• Work to complete:
Reproduce exactly, and only, the lines of the material below running from the line bearing "Output the Python" through the line bearing "from matplotlib.transforms import Affine2D". Leave any pictures out.
'''
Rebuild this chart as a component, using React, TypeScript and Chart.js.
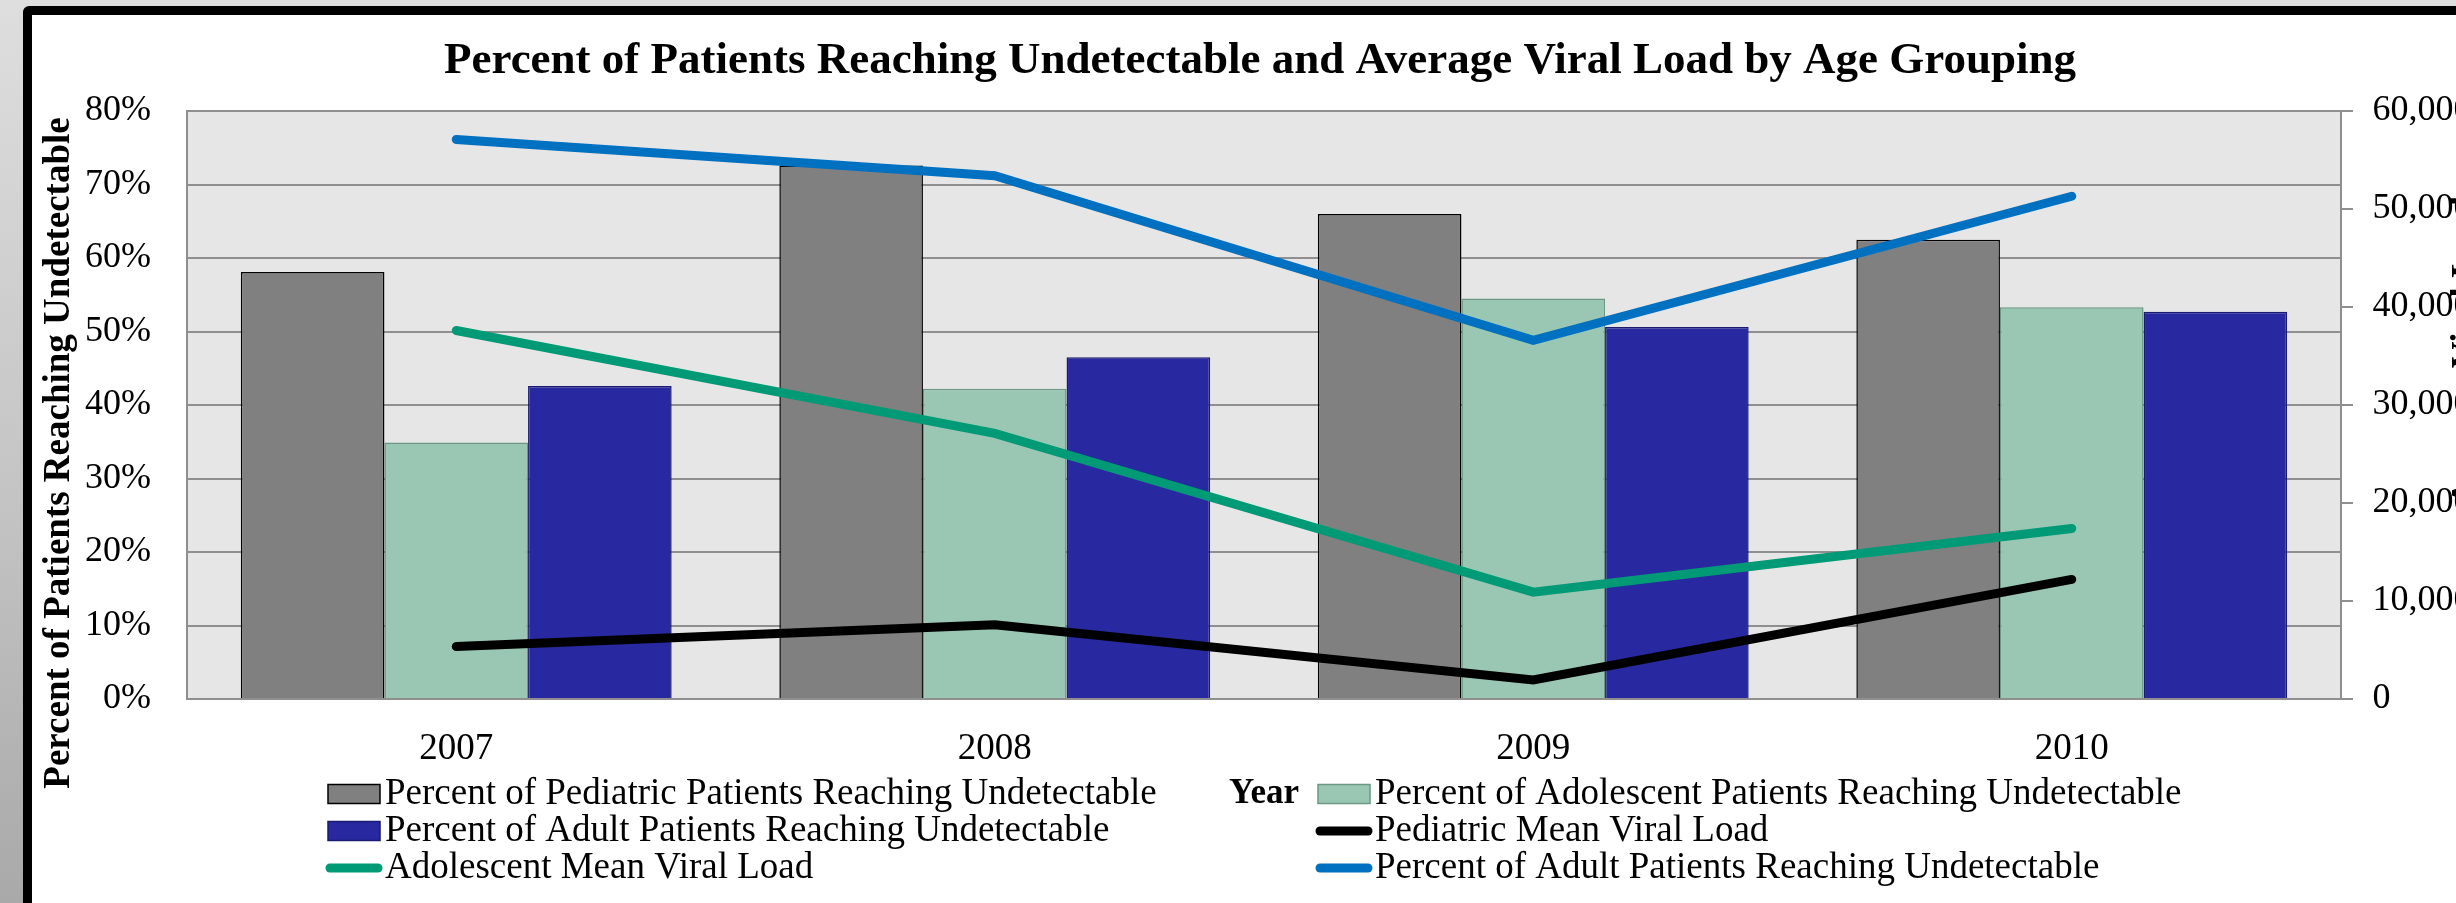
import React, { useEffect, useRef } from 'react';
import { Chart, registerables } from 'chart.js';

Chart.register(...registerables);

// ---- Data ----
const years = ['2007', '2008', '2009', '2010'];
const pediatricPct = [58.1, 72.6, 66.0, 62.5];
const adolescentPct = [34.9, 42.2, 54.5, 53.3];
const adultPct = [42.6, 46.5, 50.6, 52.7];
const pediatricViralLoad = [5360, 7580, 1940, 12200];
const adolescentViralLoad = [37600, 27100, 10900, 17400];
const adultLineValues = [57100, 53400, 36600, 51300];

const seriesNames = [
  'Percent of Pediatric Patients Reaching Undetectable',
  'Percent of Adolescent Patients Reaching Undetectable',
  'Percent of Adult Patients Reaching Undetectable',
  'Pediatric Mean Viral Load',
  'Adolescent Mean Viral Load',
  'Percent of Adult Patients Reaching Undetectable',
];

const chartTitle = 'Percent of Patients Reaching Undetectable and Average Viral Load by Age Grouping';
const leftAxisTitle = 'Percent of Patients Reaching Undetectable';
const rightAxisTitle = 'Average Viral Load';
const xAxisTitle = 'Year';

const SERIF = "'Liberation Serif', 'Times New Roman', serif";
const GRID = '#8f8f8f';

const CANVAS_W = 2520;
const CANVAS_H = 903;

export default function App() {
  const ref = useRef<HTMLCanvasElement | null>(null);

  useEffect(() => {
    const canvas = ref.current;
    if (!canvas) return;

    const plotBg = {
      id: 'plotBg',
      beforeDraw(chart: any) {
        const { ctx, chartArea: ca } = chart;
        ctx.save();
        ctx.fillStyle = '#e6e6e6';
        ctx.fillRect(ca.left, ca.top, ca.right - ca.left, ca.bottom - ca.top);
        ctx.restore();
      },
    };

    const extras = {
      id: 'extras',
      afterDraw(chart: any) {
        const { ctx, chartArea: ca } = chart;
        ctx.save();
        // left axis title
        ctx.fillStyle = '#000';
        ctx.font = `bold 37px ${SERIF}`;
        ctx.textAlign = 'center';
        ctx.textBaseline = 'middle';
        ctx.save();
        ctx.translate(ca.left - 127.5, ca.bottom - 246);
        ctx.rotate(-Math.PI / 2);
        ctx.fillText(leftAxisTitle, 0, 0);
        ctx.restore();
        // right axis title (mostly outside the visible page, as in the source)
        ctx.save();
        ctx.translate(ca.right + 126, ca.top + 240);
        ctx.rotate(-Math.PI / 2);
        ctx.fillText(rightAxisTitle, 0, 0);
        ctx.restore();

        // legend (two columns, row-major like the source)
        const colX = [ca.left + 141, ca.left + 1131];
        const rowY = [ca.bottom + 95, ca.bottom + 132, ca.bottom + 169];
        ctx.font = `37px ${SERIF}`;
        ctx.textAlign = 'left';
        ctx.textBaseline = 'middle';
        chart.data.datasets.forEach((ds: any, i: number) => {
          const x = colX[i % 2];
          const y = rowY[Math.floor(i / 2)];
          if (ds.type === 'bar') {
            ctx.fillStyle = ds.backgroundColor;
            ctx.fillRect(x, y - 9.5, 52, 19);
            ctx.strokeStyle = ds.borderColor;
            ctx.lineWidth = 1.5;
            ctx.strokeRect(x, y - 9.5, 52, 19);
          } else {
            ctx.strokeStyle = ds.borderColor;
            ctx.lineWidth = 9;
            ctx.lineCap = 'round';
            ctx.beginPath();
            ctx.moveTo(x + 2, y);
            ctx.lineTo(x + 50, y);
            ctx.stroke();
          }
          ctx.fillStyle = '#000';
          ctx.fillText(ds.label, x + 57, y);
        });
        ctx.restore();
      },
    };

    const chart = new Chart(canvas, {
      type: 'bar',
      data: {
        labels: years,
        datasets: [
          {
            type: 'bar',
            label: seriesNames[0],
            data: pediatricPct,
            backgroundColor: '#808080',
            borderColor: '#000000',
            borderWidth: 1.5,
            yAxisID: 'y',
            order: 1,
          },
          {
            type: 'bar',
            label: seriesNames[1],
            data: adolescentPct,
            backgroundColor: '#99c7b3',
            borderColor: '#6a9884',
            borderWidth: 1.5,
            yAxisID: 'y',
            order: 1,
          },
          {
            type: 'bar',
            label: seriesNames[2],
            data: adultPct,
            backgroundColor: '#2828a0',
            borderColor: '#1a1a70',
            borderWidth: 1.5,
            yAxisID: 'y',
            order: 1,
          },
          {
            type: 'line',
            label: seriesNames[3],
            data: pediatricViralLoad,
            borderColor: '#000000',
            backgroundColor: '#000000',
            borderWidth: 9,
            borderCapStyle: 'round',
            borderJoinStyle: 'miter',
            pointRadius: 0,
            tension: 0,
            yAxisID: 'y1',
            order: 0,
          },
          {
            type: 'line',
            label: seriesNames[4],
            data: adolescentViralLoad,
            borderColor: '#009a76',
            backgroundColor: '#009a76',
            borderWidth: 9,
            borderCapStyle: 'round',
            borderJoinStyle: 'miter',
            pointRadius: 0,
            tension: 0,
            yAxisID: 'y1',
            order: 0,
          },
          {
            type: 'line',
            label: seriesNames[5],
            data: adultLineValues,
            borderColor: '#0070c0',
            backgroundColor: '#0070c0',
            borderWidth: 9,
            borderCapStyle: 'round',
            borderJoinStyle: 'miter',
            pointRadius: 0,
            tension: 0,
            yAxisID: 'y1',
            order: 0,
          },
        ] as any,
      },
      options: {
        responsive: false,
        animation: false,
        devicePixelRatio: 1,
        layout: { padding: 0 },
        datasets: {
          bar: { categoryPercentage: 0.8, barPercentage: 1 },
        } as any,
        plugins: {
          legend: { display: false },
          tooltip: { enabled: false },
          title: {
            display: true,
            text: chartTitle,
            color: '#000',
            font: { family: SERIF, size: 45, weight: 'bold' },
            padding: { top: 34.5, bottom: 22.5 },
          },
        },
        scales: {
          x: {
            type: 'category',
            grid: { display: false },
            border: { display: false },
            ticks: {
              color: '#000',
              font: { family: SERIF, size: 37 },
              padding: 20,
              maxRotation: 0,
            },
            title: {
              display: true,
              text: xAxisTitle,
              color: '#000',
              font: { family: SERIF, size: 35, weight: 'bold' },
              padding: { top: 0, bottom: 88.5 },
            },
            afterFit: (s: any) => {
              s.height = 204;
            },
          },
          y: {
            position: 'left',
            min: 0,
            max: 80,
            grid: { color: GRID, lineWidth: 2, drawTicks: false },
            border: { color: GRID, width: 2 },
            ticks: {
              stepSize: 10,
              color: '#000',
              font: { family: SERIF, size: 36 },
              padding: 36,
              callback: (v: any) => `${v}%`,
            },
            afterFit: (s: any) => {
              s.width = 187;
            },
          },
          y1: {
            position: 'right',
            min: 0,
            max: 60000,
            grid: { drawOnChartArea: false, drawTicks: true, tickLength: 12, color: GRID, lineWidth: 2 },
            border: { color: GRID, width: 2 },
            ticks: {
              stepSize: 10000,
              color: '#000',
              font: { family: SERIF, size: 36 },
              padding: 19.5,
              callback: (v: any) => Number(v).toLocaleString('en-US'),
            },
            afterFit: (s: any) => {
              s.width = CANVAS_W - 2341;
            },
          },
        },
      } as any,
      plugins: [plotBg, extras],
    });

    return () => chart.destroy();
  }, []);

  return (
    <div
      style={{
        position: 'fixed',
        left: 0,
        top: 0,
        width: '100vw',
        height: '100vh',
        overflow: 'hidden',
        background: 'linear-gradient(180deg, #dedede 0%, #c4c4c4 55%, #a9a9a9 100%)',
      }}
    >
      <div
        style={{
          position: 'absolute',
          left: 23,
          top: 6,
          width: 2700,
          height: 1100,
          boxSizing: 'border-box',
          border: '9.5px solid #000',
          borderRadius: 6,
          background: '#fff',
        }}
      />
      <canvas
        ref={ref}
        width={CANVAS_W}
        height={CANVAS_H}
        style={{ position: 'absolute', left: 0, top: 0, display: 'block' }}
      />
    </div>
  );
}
'''
'''
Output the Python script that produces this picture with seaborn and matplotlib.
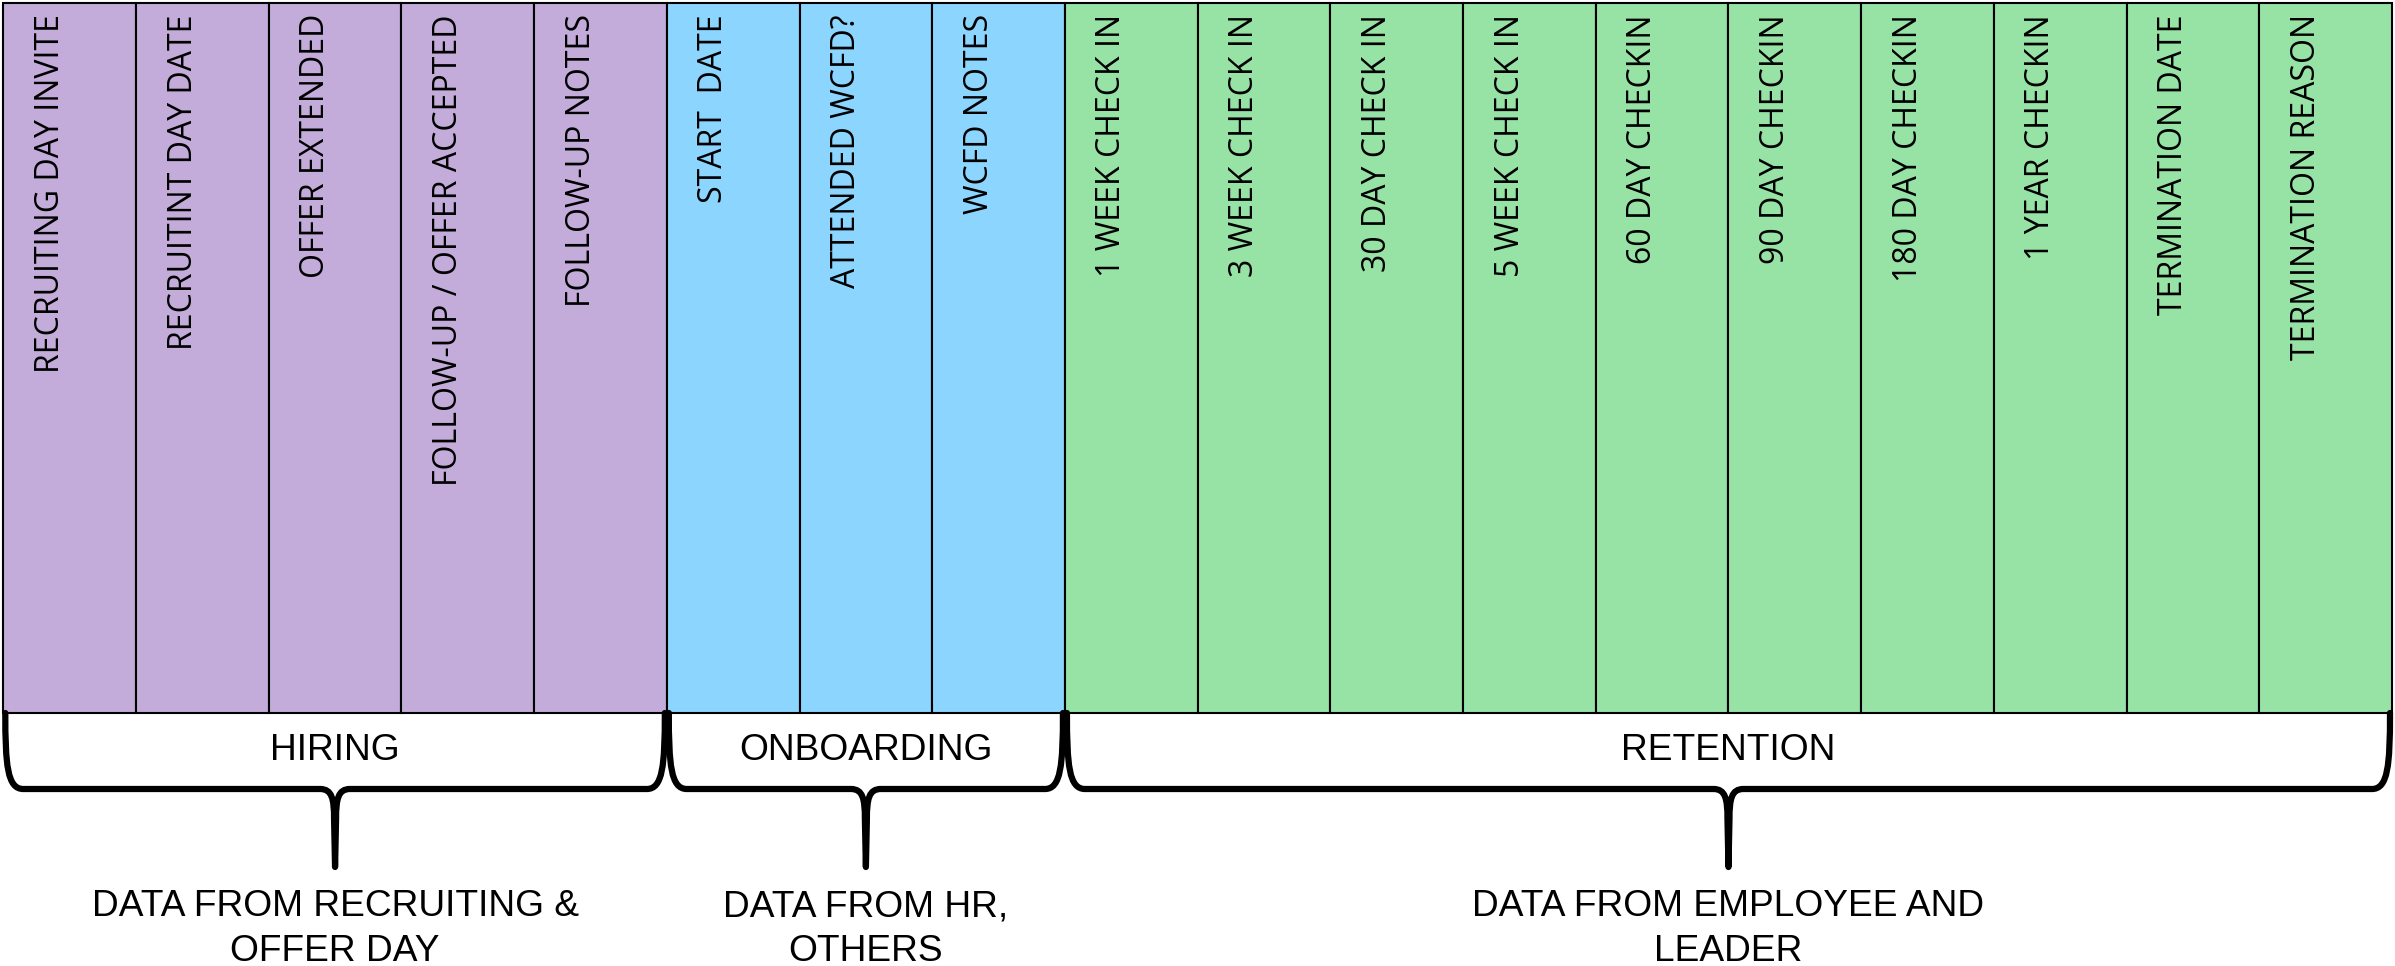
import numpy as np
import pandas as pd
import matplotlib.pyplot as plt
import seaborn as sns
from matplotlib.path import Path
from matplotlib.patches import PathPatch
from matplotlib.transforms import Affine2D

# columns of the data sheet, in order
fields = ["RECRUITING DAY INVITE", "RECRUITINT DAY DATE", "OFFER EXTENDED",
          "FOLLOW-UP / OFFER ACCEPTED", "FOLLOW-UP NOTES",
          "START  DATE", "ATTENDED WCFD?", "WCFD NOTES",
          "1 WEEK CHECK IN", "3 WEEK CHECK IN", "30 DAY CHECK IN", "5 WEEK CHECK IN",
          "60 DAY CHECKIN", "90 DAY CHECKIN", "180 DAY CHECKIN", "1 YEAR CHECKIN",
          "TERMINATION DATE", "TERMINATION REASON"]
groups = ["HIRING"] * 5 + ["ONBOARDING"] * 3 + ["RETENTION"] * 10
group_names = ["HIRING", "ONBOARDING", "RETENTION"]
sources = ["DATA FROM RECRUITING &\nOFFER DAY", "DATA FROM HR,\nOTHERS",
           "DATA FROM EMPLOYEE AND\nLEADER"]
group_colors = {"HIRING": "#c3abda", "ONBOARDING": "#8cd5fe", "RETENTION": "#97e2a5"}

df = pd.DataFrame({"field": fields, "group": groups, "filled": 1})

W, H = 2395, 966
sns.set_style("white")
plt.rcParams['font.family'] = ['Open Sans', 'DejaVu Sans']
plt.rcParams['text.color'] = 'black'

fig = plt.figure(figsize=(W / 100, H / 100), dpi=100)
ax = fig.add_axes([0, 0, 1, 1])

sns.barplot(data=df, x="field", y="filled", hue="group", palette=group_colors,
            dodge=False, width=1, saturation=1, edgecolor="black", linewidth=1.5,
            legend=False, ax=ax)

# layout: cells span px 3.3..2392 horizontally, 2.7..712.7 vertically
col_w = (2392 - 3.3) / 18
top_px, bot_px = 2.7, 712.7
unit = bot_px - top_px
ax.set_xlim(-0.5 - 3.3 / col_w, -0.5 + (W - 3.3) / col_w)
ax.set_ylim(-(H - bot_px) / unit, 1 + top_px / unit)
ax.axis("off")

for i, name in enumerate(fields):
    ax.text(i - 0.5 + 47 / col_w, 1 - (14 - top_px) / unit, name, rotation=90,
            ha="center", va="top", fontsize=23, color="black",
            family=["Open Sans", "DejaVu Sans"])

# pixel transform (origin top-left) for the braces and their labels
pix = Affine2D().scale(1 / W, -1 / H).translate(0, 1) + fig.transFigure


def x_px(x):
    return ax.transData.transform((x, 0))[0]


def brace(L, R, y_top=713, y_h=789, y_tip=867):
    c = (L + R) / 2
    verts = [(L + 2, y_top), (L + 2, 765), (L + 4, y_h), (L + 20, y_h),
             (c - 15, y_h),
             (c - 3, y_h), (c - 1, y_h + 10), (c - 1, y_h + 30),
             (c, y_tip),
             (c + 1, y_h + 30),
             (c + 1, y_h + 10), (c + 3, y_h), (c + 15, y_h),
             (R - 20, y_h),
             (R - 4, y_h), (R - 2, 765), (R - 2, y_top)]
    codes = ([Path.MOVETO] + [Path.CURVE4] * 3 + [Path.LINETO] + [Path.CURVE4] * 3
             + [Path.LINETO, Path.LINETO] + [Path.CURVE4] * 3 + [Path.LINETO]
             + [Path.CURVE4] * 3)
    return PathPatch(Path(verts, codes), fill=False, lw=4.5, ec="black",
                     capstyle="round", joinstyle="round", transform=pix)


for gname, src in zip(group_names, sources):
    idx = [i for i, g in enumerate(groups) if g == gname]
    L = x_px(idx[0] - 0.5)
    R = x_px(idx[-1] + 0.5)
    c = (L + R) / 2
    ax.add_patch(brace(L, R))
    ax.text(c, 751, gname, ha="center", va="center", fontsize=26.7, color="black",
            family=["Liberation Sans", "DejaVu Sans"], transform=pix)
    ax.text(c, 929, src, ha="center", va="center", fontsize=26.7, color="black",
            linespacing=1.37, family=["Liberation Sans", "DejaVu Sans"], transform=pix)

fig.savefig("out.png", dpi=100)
'''
• Correct response:
Output the Python script that produces this picture with seaborn and matplotlib.
import numpy as np
import pandas as pd
import matplotlib.pyplot as plt
import seaborn as sns
from matplotlib.path import Path
from matplotlib.patches import PathPatch
from matplotlib.transforms import Affine2D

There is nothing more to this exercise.